There is a temptation, at the end of a year, to perform clarity. To announce intentions. To summarize lessons. To package growth into neat conclusions. But life rarely works that way, and neither does understanding.
What we often call insight arrives quietly. It does not demand attention. It waits.
“Where the light stays, I will let it in.”
I have come to think of light not as revelation, but as attention. The moments we pause long enough to notice something true — not dramatic, not flattering, just honest. The places in our lives we keep circling because something there asks to be seen.

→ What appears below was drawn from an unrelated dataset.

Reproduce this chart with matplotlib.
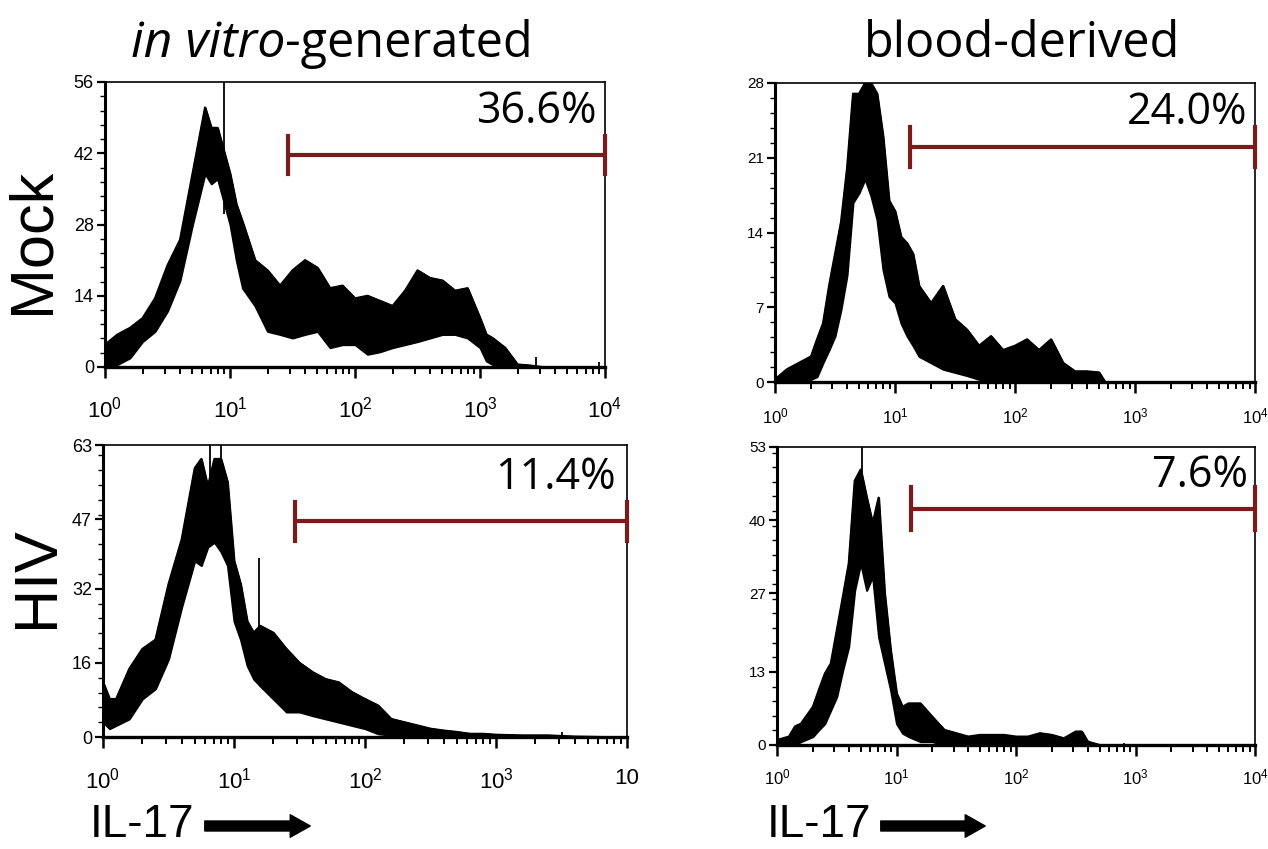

Over this year of writing, I have noticed how often meaning hides in ordinary places. In disappointment. In repetition. In moments that fail to live up to expectation. In choices we justify instead of examine. In the quiet discomfort of realizing that the story we were telling ourselves no longer fits.
Light does not always arrive where we want it. Sometimes it settles where we would rather not look — in our contradictions, our defenses, our avoidance, our habits. It lingers there patiently, not accusing, not demanding, simply illuminating.

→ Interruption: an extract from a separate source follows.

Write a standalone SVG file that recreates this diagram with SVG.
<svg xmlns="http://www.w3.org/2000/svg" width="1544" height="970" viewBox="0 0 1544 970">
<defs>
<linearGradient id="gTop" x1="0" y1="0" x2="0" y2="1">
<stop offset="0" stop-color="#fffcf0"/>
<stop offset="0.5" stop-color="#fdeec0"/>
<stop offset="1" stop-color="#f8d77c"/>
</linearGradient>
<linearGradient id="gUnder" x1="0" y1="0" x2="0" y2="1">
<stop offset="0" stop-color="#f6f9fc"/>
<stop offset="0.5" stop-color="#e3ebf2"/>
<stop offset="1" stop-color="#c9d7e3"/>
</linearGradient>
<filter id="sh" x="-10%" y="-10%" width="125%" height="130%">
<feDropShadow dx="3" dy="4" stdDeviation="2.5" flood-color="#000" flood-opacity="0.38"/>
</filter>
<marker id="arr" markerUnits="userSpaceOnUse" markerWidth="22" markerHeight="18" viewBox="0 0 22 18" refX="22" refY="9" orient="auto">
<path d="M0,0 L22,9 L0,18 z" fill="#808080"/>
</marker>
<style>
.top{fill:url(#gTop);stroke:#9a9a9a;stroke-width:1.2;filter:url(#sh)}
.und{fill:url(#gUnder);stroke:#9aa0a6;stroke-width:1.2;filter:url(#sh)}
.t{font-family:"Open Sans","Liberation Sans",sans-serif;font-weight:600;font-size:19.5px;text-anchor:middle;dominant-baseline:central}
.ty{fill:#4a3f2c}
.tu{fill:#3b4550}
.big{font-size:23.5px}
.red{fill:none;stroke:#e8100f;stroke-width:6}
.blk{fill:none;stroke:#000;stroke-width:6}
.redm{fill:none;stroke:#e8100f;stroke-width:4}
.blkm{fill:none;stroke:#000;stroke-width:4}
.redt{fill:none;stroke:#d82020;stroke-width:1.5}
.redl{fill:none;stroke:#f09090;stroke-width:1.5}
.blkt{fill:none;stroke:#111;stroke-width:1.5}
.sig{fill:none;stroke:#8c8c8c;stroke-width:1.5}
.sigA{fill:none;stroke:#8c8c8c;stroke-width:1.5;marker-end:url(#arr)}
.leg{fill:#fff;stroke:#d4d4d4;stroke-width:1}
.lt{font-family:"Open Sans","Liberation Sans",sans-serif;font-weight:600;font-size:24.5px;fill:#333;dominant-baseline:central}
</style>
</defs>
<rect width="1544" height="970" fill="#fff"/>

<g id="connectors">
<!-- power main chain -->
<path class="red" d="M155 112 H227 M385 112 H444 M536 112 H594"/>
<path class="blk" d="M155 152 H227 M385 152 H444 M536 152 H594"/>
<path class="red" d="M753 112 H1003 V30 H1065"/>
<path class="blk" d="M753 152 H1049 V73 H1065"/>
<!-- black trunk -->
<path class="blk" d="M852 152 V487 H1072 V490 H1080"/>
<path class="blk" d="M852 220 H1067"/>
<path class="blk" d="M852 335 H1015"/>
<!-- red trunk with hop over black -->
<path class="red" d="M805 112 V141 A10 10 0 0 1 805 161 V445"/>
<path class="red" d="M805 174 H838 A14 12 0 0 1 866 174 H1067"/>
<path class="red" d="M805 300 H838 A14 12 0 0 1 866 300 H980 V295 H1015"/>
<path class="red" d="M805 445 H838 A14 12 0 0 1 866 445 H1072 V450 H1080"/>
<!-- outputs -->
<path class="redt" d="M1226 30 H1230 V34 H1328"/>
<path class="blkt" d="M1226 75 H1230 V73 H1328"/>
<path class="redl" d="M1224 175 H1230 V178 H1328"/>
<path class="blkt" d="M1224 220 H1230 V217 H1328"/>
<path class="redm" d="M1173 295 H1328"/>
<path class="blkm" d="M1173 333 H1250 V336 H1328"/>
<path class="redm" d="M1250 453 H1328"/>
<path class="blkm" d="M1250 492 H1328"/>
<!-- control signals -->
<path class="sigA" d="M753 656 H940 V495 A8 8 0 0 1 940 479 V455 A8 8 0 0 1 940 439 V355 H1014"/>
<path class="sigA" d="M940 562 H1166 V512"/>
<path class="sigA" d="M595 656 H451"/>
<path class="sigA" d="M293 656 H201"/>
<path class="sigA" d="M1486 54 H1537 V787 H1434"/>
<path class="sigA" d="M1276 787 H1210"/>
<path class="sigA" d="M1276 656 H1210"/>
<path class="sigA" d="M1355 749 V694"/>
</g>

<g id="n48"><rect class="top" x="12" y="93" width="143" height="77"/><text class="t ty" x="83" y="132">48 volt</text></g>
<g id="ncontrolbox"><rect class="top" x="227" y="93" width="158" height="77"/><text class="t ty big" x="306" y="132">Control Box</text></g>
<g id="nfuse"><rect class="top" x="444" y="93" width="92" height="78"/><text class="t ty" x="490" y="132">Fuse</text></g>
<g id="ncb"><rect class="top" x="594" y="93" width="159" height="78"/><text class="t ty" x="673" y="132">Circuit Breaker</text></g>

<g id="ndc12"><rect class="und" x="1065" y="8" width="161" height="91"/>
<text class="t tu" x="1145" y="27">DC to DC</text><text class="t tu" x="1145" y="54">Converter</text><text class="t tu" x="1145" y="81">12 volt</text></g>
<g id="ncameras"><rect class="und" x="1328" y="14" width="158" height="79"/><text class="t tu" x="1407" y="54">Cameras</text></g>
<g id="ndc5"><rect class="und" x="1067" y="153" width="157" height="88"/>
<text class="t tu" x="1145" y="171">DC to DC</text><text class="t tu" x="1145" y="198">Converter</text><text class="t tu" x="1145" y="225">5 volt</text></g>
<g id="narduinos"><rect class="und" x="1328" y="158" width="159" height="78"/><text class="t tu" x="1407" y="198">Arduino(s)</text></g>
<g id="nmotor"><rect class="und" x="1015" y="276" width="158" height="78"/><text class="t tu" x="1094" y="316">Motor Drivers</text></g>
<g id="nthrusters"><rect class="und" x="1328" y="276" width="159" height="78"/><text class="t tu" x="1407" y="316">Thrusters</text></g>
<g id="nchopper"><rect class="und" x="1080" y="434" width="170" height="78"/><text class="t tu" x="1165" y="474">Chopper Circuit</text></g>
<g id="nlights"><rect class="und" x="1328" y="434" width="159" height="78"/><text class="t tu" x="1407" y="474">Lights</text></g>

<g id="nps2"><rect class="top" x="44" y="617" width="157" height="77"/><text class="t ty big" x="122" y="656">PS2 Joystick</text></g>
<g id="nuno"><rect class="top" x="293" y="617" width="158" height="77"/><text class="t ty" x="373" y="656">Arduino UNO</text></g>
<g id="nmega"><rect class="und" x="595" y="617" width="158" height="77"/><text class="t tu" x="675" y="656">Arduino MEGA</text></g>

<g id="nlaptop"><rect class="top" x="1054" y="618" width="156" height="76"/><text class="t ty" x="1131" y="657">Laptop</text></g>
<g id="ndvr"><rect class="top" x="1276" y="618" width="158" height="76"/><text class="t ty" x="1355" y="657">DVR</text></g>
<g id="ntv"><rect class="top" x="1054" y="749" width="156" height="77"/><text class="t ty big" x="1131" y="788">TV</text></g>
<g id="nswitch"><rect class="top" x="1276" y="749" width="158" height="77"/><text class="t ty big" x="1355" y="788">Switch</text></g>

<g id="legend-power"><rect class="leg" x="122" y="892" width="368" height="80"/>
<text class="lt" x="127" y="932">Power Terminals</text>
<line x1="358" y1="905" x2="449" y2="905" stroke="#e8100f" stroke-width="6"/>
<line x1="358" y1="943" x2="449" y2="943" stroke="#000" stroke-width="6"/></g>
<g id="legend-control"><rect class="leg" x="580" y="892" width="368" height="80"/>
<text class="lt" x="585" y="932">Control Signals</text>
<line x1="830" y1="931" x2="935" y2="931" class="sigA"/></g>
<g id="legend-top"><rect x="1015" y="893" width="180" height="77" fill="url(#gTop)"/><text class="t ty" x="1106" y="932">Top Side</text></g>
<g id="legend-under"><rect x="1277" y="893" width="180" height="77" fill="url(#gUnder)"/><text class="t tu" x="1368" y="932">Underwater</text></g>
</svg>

Letting the light in does not mean fixing what it reveals. It does not require action, courage, or transformation on command. Sometimes it only asks for acknowledgment. For honesty. For the humility to admit: this is what is here.
As this year closes, I am less interested in becoming something new than in seeing what is already present. Less invested in resolutions than in awareness. Less concerned with answers than with learning how to sit with the questions without rushing away.
If there is an anchor for the year ahead, it is this:
to notice where attention naturally gathers, where truth quietly persists, where something keeps asking to be seen — and to allow it space.
Where the light stays — in your questions, your routines, your doubts, your quiet knowing — may you let it in.